▶ Required task
Will you output the entries below exactly, skipping every image they contain?

(Code that draws figures)

-- START --

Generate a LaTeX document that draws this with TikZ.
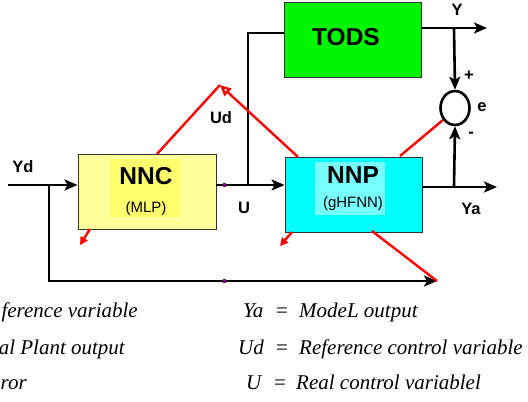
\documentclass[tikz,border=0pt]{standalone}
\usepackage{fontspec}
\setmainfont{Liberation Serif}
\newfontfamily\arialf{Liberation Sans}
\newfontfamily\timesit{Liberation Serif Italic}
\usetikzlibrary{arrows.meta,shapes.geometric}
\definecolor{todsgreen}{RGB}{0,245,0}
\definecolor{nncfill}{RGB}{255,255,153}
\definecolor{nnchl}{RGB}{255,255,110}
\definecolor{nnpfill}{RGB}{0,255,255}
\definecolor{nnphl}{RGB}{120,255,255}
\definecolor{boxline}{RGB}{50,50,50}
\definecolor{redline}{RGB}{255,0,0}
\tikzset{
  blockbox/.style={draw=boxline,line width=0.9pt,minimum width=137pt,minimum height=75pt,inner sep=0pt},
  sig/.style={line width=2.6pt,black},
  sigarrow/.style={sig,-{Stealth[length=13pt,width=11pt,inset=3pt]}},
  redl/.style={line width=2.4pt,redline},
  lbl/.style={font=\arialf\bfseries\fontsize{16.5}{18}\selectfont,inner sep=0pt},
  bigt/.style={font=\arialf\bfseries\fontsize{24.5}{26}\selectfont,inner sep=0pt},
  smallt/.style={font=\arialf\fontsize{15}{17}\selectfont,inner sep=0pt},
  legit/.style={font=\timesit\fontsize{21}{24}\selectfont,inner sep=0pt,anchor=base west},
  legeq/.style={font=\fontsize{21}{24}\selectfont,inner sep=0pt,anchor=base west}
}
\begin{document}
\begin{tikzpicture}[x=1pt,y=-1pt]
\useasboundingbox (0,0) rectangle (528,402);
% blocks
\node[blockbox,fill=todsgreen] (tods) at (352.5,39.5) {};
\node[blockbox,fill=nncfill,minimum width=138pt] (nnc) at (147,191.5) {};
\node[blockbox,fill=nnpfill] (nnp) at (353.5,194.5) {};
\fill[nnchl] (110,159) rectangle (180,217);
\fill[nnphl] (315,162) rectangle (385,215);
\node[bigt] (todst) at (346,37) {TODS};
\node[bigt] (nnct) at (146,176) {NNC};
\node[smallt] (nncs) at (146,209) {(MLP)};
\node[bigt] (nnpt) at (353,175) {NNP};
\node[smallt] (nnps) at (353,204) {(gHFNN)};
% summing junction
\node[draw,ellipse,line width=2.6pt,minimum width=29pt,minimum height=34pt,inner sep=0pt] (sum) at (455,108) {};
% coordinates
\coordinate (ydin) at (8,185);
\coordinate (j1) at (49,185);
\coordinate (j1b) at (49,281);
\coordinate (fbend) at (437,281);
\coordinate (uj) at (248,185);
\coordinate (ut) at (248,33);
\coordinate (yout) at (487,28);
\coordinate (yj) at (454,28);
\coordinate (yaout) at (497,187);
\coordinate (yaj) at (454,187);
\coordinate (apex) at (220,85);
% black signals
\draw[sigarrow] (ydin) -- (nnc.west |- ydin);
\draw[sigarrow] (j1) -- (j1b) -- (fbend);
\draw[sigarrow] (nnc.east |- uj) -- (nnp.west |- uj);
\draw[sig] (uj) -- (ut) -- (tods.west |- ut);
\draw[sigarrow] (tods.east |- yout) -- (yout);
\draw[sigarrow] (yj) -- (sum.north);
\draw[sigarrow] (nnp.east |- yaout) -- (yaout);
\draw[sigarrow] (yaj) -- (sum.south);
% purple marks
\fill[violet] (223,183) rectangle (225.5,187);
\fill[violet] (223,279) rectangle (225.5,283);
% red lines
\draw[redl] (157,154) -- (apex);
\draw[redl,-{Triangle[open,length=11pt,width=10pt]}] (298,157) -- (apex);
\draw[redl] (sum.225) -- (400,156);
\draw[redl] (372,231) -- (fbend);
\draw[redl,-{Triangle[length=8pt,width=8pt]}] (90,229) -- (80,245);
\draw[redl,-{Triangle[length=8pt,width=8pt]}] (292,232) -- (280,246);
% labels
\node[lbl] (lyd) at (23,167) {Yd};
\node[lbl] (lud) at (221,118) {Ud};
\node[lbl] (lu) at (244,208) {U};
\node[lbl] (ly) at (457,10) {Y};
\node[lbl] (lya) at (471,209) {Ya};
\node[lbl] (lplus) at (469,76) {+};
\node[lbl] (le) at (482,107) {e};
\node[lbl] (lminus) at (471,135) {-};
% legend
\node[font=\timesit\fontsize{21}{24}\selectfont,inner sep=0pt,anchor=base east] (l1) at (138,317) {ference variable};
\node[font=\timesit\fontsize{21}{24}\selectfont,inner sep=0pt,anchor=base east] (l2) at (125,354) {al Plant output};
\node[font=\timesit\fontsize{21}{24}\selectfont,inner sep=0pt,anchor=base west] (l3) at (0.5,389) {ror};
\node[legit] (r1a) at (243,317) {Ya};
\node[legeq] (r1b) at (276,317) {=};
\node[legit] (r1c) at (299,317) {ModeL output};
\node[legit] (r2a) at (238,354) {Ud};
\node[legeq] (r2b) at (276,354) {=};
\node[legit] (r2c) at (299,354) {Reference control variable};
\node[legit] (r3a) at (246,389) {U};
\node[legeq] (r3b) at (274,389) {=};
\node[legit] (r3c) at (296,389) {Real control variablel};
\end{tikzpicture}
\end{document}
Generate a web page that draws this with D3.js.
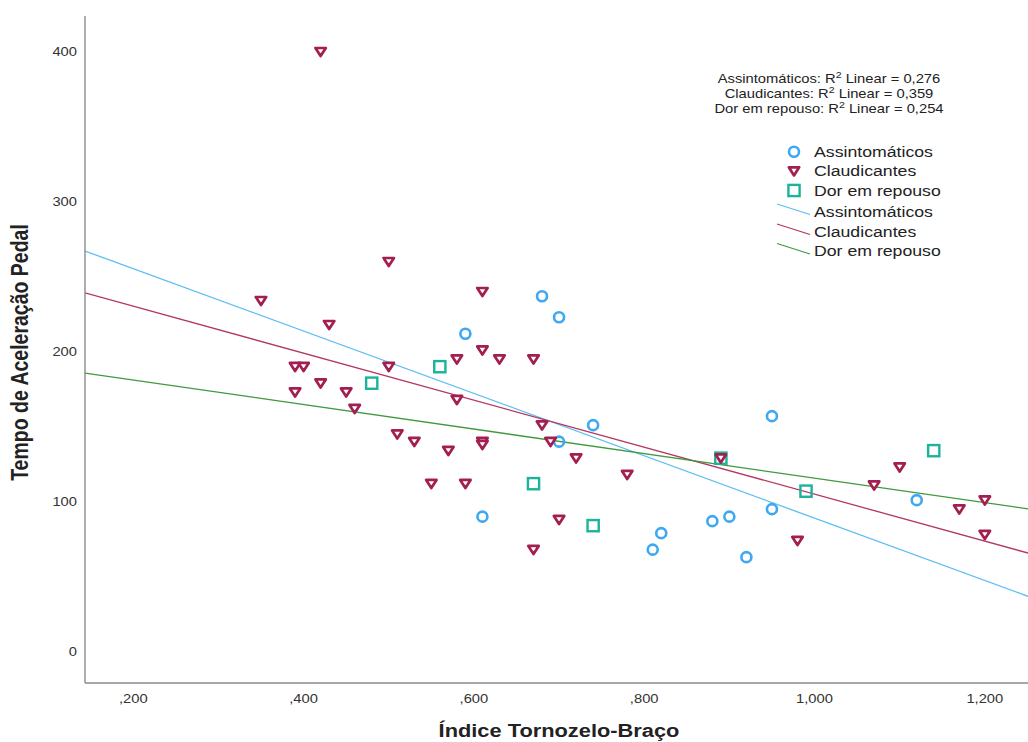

-- END --

▶ Worked solution
Generate a LaTeX document that draws this with TikZ.
\documentclass[tikz,border=0pt]{standalone}
\usepackage{fontspec}
\setmainfont{Liberation Serif}
\newfontfamily\arialf{Liberation Sans}
\newfontfamily\timesit{Liberation Serif Italic}
\usetikzlibrary{arrows.meta,shapes.geometric}
\definecolor{todsgreen}{RGB}{0,245,0}
\definecolor{nncfill}{RGB}{255,255,153}
\definecolor{nnchl}{RGB}{255,255,110}
\definecolor{nnpfill}{RGB}{0,255,255}
\definecolor{nnphl}{RGB}{120,255,255}
\definecolor{boxline}{RGB}{50,50,50}
\definecolor{redline}{RGB}{255,0,0}
\tikzset{
  blockbox/.style={draw=boxline,line width=0.9pt,minimum width=137pt,minimum height=75pt,inner sep=0pt},
  sig/.style={line width=2.6pt,black},
  sigarrow/.style={sig,-{Stealth[length=13pt,width=11pt,inset=3pt]}},
  redl/.style={line width=2.4pt,redline},
  lbl/.style={font=\arialf\bfseries\fontsize{16.5}{18}\selectfont,inner sep=0pt},
  bigt/.style={font=\arialf\bfseries\fontsize{24.5}{26}\selectfont,inner sep=0pt},
  smallt/.style={font=\arialf\fontsize{15}{17}\selectfont,inner sep=0pt},
  legit/.style={font=\timesit\fontsize{21}{24}\selectfont,inner sep=0pt,anchor=base west},
  legeq/.style={font=\fontsize{21}{24}\selectfont,inner sep=0pt,anchor=base west}
}
\begin{document}
\begin{tikzpicture}[x=1pt,y=-1pt]
\useasboundingbox (0,0) rectangle (528,402);
% blocks
\node[blockbox,fill=todsgreen] (tods) at (352.5,39.5) {};
\node[blockbox,fill=nncfill,minimum width=138pt] (nnc) at (147,191.5) {};
\node[blockbox,fill=nnpfill] (nnp) at (353.5,194.5) {};
\fill[nnchl] (110,159) rectangle (180,217);
\fill[nnphl] (315,162) rectangle (385,215);
\node[bigt] (todst) at (346,37) {TODS};
\node[bigt] (nnct) at (146,176) {NNC};
\node[smallt] (nncs) at (146,209) {(MLP)};
\node[bigt] (nnpt) at (353,175) {NNP};
\node[smallt] (nnps) at (353,204) {(gHFNN)};
% summing junction
\node[draw,ellipse,line width=2.6pt,minimum width=29pt,minimum height=34pt,inner sep=0pt] (sum) at (455,108) {};
% coordinates
\coordinate (ydin) at (8,185);
\coordinate (j1) at (49,185);
\coordinate (j1b) at (49,281);
\coordinate (fbend) at (437,281);
\coordinate (uj) at (248,185);
\coordinate (ut) at (248,33);
\coordinate (yout) at (487,28);
\coordinate (yj) at (454,28);
\coordinate (yaout) at (497,187);
\coordinate (yaj) at (454,187);
\coordinate (apex) at (220,85);
% black signals
\draw[sigarrow] (ydin) -- (nnc.west |- ydin);
\draw[sigarrow] (j1) -- (j1b) -- (fbend);
\draw[sigarrow] (nnc.east |- uj) -- (nnp.west |- uj);
\draw[sig] (uj) -- (ut) -- (tods.west |- ut);
\draw[sigarrow] (tods.east |- yout) -- (yout);
\draw[sigarrow] (yj) -- (sum.north);
\draw[sigarrow] (nnp.east |- yaout) -- (yaout);
\draw[sigarrow] (yaj) -- (sum.south);
% purple marks
\fill[violet] (223,183) rectangle (225.5,187);
\fill[violet] (223,279) rectangle (225.5,283);
% red lines
\draw[redl] (157,154) -- (apex);
\draw[redl,-{Triangle[open,length=11pt,width=10pt]}] (298,157) -- (apex);
\draw[redl] (sum.225) -- (400,156);
\draw[redl] (372,231) -- (fbend);
\draw[redl,-{Triangle[length=8pt,width=8pt]}] (90,229) -- (80,245);
\draw[redl,-{Triangle[length=8pt,width=8pt]}] (292,232) -- (280,246);
% labels
\node[lbl] (lyd) at (23,167) {Yd};
\node[lbl] (lud) at (221,118) {Ud};
\node[lbl] (lu) at (244,208) {U};
\node[lbl] (ly) at (457,10) {Y};
\node[lbl] (lya) at (471,209) {Ya};
\node[lbl] (lplus) at (469,76) {+};
\node[lbl] (le) at (482,107) {e};
\node[lbl] (lminus) at (471,135) {-};
% legend
\node[font=\timesit\fontsize{21}{24}\selectfont,inner sep=0pt,anchor=base east] (l1) at (138,317) {ference variable};
\node[font=\timesit\fontsize{21}{24}\selectfont,inner sep=0pt,anchor=base east] (l2) at (125,354) {al Plant output};
\node[font=\timesit\fontsize{21}{24}\selectfont,inner sep=0pt,anchor=base west] (l3) at (0.5,389) {ror};
\node[legit] (r1a) at (243,317) {Ya};
\node[legeq] (r1b) at (276,317) {=};
\node[legit] (r1c) at (299,317) {ModeL output};
\node[legit] (r2a) at (238,354) {Ud};
\node[legeq] (r2b) at (276,354) {=};
\node[legit] (r2c) at (299,354) {Reference control variable};
\node[legit] (r3a) at (246,389) {U};
\node[legeq] (r3b) at (274,389) {=};
\node[legit] (r3c) at (296,389) {Real control variablel};
\end{tikzpicture}
\end{document}
Generate a web page that draws this with D3.js.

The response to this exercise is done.